■ **INFORMATION PROVIDED**:

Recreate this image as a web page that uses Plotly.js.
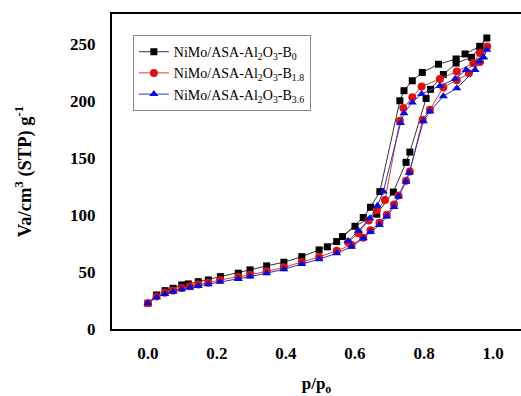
<!DOCTYPE html>
<html>
<head>
<meta charset="utf-8">
<script src="https://cdn.plot.ly/plotly-3.0.1.min.js"></script>
<style>html,body{margin:0;padding:0;overflow:hidden;background:#fff;}</style>
</head>
<body>
<div id="chart" style="width:521px;height:396px;"></div>
<script>
// Series names
const names = [
  "NiMo/ASA-Al<sub>2</sub>O<sub>3</sub>-B<sub>0</sub>",
  "NiMo/ASA-Al<sub>2</sub>O<sub>3</sub>-B<sub>1.8</sub>",
  "NiMo/ASA-Al<sub>2</sub>O<sub>3</sub>-B<sub>3.6</sub>"
];

// B0: adsorption then desorption (p/p0, Va)
const b0X = [0.0, 0.025, 0.05, 0.073, 0.098, 0.117, 0.146, 0.175, 0.21, 0.262, 0.296, 0.344, 0.394, 0.446, 0.496, 0.547, 0.6, 0.663, 0.711, 0.748, 0.759, 0.806, 0.819, 0.856, 0.893, 0.938, 0.962, 0.982,
             0.962, 0.919, 0.893, 0.842, 0.795, 0.766, 0.742, 0.730, 0.672, 0.645, 0.624, 0.564, 0.52];
const b0Y = [22.5, 29.8, 33.6, 35.7, 38.6, 39.5, 41.5, 43, 45.9, 48.9, 51.8, 55.3, 58.5, 63.4, 69.3, 76.6, 90, 100.6, 120, 146, 155, 202, 210, 223, 233, 238, 247.6, 255,
             247.6, 241, 236.6, 232, 224.8, 217.5, 208.8, 200, 120.4, 106.7, 97.7, 81, 72];

// B1.8
const b18X = [0.0, 0.025, 0.049, 0.073, 0.098, 0.122, 0.146, 0.175, 0.209, 0.262, 0.296, 0.344, 0.394, 0.446, 0.496, 0.547, 0.59, 0.624, 0.645, 0.671, 0.692, 0.713, 0.726, 0.748, 0.759, 0.796, 0.817, 0.856, 0.895, 0.93, 0.962, 0.983,
              0.962, 0.943, 0.895, 0.846, 0.793, 0.766, 0.740, 0.730, 0.687, 0.663, 0.64, 0.61, 0.58];
const b18Y = [22.5, 28.5, 31.8, 33.8, 36, 37.5, 39, 40.5, 43, 45.5, 47.5, 50.5, 54, 58.8, 63, 68.5, 73.7, 80, 86.5, 93, 100, 109, 117, 130, 138, 183.3, 192, 211.7, 218, 224, 234, 247.6,
              241.8, 233, 225.7, 219, 212.5, 203, 193.6, 182.5, 113, 104, 95, 84, 76];

// B3.6
const b36X = [0.0, 0.025, 0.049, 0.073, 0.098, 0.122, 0.146, 0.175, 0.209, 0.262, 0.296, 0.344, 0.394, 0.446, 0.496, 0.547, 0.590, 0.624, 0.645, 0.671, 0.692, 0.713, 0.726, 0.748, 0.757, 0.798, 0.817, 0.856, 0.895, 0.948, 0.960, 0.972, 0.982,
              0.972, 0.922, 0.890, 0.846, 0.793, 0.766, 0.742, 0.732, 0.682, 0.665, 0.643, 0.610, 0.58];
const b36Y = [22.5, 27.8, 30.7, 32.7, 34.8, 36.2, 37.7, 39.2, 41.5, 43.9, 45.9, 48.9, 52.4, 57, 61.1, 66.4, 72, 79.5, 85, 91.2, 98.5, 107, 116, 129, 137, 182, 190.6, 204, 211, 227, 234.5, 238, 244.7,
              238, 227, 219, 213, 206, 198.5, 189, 180.4, 120.4, 108, 97, 86, 77];

const xTicks = [0.0, 0.2, 0.4, 0.6, 0.8, 1.0];
const xTickText = ["0.0", "0.2", "0.4", "0.6", "0.8", "1.0"];
const yTicks = [0, 50, 100, 150, 200, 250];

const SERIF = "Liberation Serif";

const traces = [
  {x: b0X, y: b0Y, name: names[0], mode: "lines+markers",
   line: {color: "#333333", width: 1},
   marker: {symbol: "square", size: 7, color: "#000000"}},
  {x: b18X, y: b18Y, name: names[1], mode: "lines+markers",
   line: {color: "#d04040", width: 1},
   marker: {symbol: "circle", size: 8, color: "#e01010"}},
  {x: b36X, y: b36Y, name: names[2], mode: "lines+markers",
   line: {color: "#3030c0", width: 1},
   marker: {symbol: "triangle-up", size: 8, color: "#0a0ad8"}}
];

const tickFont = {family: SERIF, size: 17, color: "#000", weight: "bold"};
const yTitleFont = {family: SERIF, size: 18.5, color: "#000", weight: "bold"};

const layout = {
  width: 521, height: 396,
  margin: {l: 112, r: 0, t: 14, b: 67},
  paper_bgcolor: "#fff", plot_bgcolor: "#fff",
  showlegend: true,
  font: {family: SERIF, color: "#000"},
  legend: {
    x: 0.051, y: 0.933, xanchor: "left", yanchor: "top",
    bordercolor: "#888", borderwidth: 1, bgcolor: "rgba(255,255,255,0)",
    font: {family: SERIF, size: 14, color: "#000", weight: "normal"},
    itemwidth: 30, tracegroupgap: 0
  },
  xaxis: {
    range: [-0.104, 1.081], tickvals: xTicks, ticktext: xTickText,
    showgrid: false, zeroline: false, showline: true, mirror: true,
    linecolor: "#000", linewidth: 2, ticks: "", ticklabelstandoff: 8,
    tickfont: tickFont,
    title: {text: "p/p<sub>o</sub>", font: tickFont, standoff: 27}
  },
  yaxis: {
    range: [0, 276], tickvals: yTicks,
    showgrid: false, zeroline: false, showline: true, mirror: false,
    linecolor: "#000", linewidth: 2, ticks: "", ticklabelstandoff: 11,
    tickfont: tickFont,
    title: {text: "Va/cm<sup>3</sup> (STP) g<sup>-1</sup>", font: yTitleFont, standoff: 34}
  }
};

Plotly.newPlot("chart", traces, layout, {displayModeBar: false, staticPlot: true});
</script>
</body>
</html>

■ **EXERCISE DESCRIPTION**:
With the pictures left out, transcribe the material exactly.

■ **REPLY TO THE EXERCISE**:
Recreate this image as a web page that uses Plotly.js.
<!DOCTYPE html>
<html>
<head>
<meta charset="utf-8">
<script src="https://cdn.plot.ly/plotly-3.0.1.min.js"></script>
<style>html,body{margin:0;padding:0;overflow:hidden;background:#fff;}</style>
</head>
<body>
<div id="chart" style="width:521px;height:396px;"></div>
<script>
// Series names
const names = [
  "NiMo/ASA-Al<sub>2</sub>O<sub>3</sub>-B<sub>0</sub>",
  "NiMo/ASA-Al<sub>2</sub>O<sub>3</sub>-B<sub>1.8</sub>",
  "NiMo/ASA-Al<sub>2</sub>O<sub>3</sub>-B<sub>3.6</sub>"
];

// B0: adsorption then desorption (p/p0, Va)
const b0X = [0.0, 0.025, 0.05, 0.073, 0.098, 0.117, 0.146, 0.175, 0.21, 0.262, 0.296, 0.344, 0.394, 0.446, 0.496, 0.547, 0.6, 0.663, 0.711, 0.748, 0.759, 0.806, 0.819, 0.856, 0.893, 0.938, 0.962, 0.982,
             0.962, 0.919, 0.893, 0.842, 0.795, 0.766, 0.742, 0.730, 0.672, 0.645, 0.624, 0.564, 0.52];
const b0Y = [22.5, 29.8, 33.6, 35.7, 38.6, 39.5, 41.5, 43, 45.9, 48.9, 51.8, 55.3, 58.5, 63.4, 69.3, 76.6, 90, 100.6, 120, 146, 155, 202, 210, 223, 233, 238, 247.6, 255,
             247.6, 241, 236.6, 232, 224.8, 217.5, 208.8, 200, 120.4, 106.7, 97.7, 81, 72];

// B1.8
const b18X = [0.0, 0.025, 0.049, 0.073, 0.098, 0.122, 0.146, 0.175, 0.209, 0.262, 0.296, 0.344, 0.394, 0.446, 0.496, 0.547, 0.59, 0.624, 0.645, 0.671, 0.692, 0.713, 0.726, 0.748, 0.759, 0.796, 0.817, 0.856, 0.895, 0.93, 0.962, 0.983,
              0.962, 0.943, 0.895, 0.846, 0.793, 0.766, 0.740, 0.730, 0.687, 0.663, 0.64, 0.61, 0.58];
const b18Y = [22.5, 28.5, 31.8, 33.8, 36, 37.5, 39, 40.5, 43, 45.5, 47.5, 50.5, 54, 58.8, 63, 68.5, 73.7, 80, 86.5, 93, 100, 109, 117, 130, 138, 183.3, 192, 211.7, 218, 224, 234, 247.6,
              241.8, 233, 225.7, 219, 212.5, 203, 193.6, 182.5, 113, 104, 95, 84, 76];

// B3.6
const b36X = [0.0, 0.025, 0.049, 0.073, 0.098, 0.122, 0.146, 0.175, 0.209, 0.262, 0.296, 0.344, 0.394, 0.446, 0.496, 0.547, 0.590, 0.624, 0.645, 0.671, 0.692, 0.713, 0.726, 0.748, 0.757, 0.798, 0.817, 0.856, 0.895, 0.948, 0.960, 0.972, 0.982,
              0.972, 0.922, 0.890, 0.846, 0.793, 0.766, 0.742, 0.732, 0.682, 0.665, 0.643, 0.610, 0.58];
const b36Y = [22.5, 27.8, 30.7, 32.7, 34.8, 36.2, 37.7, 39.2, 41.5, 43.9, 45.9, 48.9, 52.4, 57, 61.1, 66.4, 72, 79.5, 85, 91.2, 98.5, 107, 116, 129, 137, 182, 190.6, 204, 211, 227, 234.5, 238, 244.7,
              238, 227, 219, 213, 206, 198.5, 189, 180.4, 120.4, 108, 97, 86, 77];

const xTicks = [0.0, 0.2, 0.4, 0.6, 0.8, 1.0];
const xTickText = ["0.0", "0.2", "0.4", "0.6", "0.8", "1.0"];
const yTicks = [0, 50, 100, 150, 200, 250];

const SERIF = "Liberation Serif";

const traces = [
  {x: b0X, y: b0Y, name: names[0], mode: "lines+markers",
   line: {color: "#333333", width: 1},
   marker: {symbol: "square", size: 7, color: "#000000"}},
  {x: b18X, y: b18Y, name: names[1], mode: "lines+markers",
   line: {color: "#d04040", width: 1},
   marker: {symbol: "circle", size: 8, color: "#e01010"}},
  {x: b36X, y: b36Y, name: names[2], mode: "lines+markers",
   line: {color: "#3030c0", width: 1},
   marker: {symbol: "triangle-up", size: 8, color: "#0a0ad8"}}
];

const tickFont = {family: SERIF, size: 17, color: "#000", weight: "bold"};
const yTitleFont = {family: SERIF, size: 18.5, color: "#000", weight: "bold"};

const layout = {
  width: 521, height: 396,
  margin: {l: 112, r: 0, t: 14, b: 67},
  paper_bgcolor: "#fff", plot_bgcolor: "#fff",
  showlegend: true,
  font: {family: SERIF, color: "#000"},
  legend: {
    x: 0.051, y: 0.933, xanchor: "left", yanchor: "top",
    bordercolor: "#888", borderwidth: 1, bgcolor: "rgba(255,255,255,0)",
    font: {family: SERIF, size: 14, color: "#000", weight: "normal"},
    itemwidth: 30, tracegroupgap: 0
  },
  xaxis: {
    range: [-0.104, 1.081], tickvals: xTicks, ticktext: xTickText,
    showgrid: false, zeroline: false, showline: true, mirror: true,
    linecolor: "#000", linewidth: 2, ticks: "", ticklabelstandoff: 8,
    tickfont: tickFont,
    title: {text: "p/p<sub>o</sub>", font: tickFont, standoff: 27}
  },
  yaxis: {
    range: [0, 276], tickvals: yTicks,
    showgrid: false, zeroline: false, showline: true, mirror: false,
    linecolor: "#000", linewidth: 2, ticks: "", ticklabelstandoff: 11,
    tickfont: tickFont,
    title: {text: "Va/cm<sup>3</sup> (STP) g<sup>-1</sup>", font: yTitleFont, standoff: 34}
  }
};

Plotly.newPlot("chart", traces, layout, {displayModeBar: false, staticPlot: true});
</script>
</body>
</html>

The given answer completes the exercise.